TOWNSHIP OF WASHINGTON—After a brief discussion Oct. 4, councilmen Steven Cascio and Michael DeSena said that the township should present its future development projects to the appropriate local land use board for review on a voluntary basis and notify residents within 200 feet by certified mail.
Cascio also said he had found several South Jersey towns that had included more resident input into municipal development decisions and he would report back to council soon.
Cascio, who raised the issue in September, initially said he would look at making the municipal project approval process similar to the rigorous review and approvals required of homeowners and developers.

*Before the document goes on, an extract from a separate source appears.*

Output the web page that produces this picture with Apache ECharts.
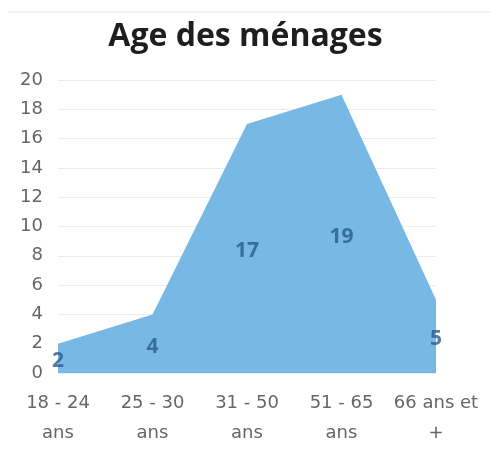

The requested discussion was delayed until Oct. 4, said Council President Stacey Feeney at the Sept. 20 meeting, following her request to town attorney Kenneth Poller to develop a proposal for council to discuss.
On Oct. 4, Poller suggested that a town made to follow local planning and zoning requirements would be at a disadvantage, especially on controversial developments including court-mandated affordable housing or a needed cellular tower.
“It’s going to hamstring a town to have requirements exactly like a developer,” Poller said.
He said he would hold off developing a proposal for council to review until Cascio finished his research on municipal development reviews in other towns.
DeSena, who is challenging Mayor Peter Calamari in the Nov. 2 election, backed Cascio’s call for an exploration of alternatives as “more procedural than regulatory,” and said he agreed “wholeheartedly” with Poller’s legal view and that the town should present its plans before the appropriate local land use board while notifying residents within 200 feet by certified mail.
“This way the firehouse [issues] cannot happen again,” DeSena said.
He suggested that after the appropriate land use board hears a proposed municipal project the council would take its feedback under advisement. The council is not bound by any land use board’s recommendations, he added.
Neighbors of the township’s Emergency Services Building, which will house the volunteer fire and ambulance departments from December or January on — well into this century — have criticized the building’s scale, ornamental cupola, workmanship, possible light pollution, lack of construction oversight, and stormwater runoff concerns — and the process used to approve it.
Residents living within 200 feet of the firehouse/ambulance quarters rising high and wide on Washington Avenue have complained they were not notified by certified mail.
Local officials said that notification letters were sent out by U.S. mail to a list of property owners within 200 feet. However, some residents claimed they did not receive notification — and were startled by the size and scope of the new firehouse being planned.
DeSena, a senior civil engineer and immediate past council president, said while he approved a budget and bonding amount for the firehouse in 2019 he did not have a say in the design approved for the new building.
Business administrator Robert Tovo revealed a tentative completion date of mid-December for the building, pending weather and unforeseen delays. Last week, project architect Robert Conley told Pascack Press that he anticipated a move-in date in mid-January 2022.
Debate centered on size, cost
The project, a significant capital investment, was discussed at several public meetings in 2019, and was covered in Pascack Press before, during, and after its approval.
In August 2019 Independent Councilman Michael Ullman voted no for the project’s funding ordinance, saying — as he had at meetings for the past year — that the project, important as it is, struck him as too big and too expensive.
Ullman, who told Pascack Press at the time that he was “getting crushed” by public opinion following his vote, questioned why there was “almost no” common space for the two volunteer services on the drawing board. He called it “two buildings under one roof.”
Ullman told Pascack Press following his vote that he had “suggested the idea that there are opportunities to shrink the building and bring in costs.”
He said, “If they shrunk the building, made it a smaller footprint, leveraged more common space, made it one story… there’s issues.”
From the dais, Ullman called on Conley — a former Woodbury Heights fire chief and mayor, and the man who designed Montvale’s new firehouse — to shape the town project with these concerns more in mind.
Conley defended the relative lack of overlap as operationally important and said he had trimmed costs.
Members of the volunteer fire and ambulance departments attended the funding vote and were pleased by its passage. Ullman was not re-elected. His seat, and that of fellow Independent Robert Bruno, went to Republicans Stacey DeMarco-Feeney and Desserie Morgan.
Calamari helped break ground at the site in 2020.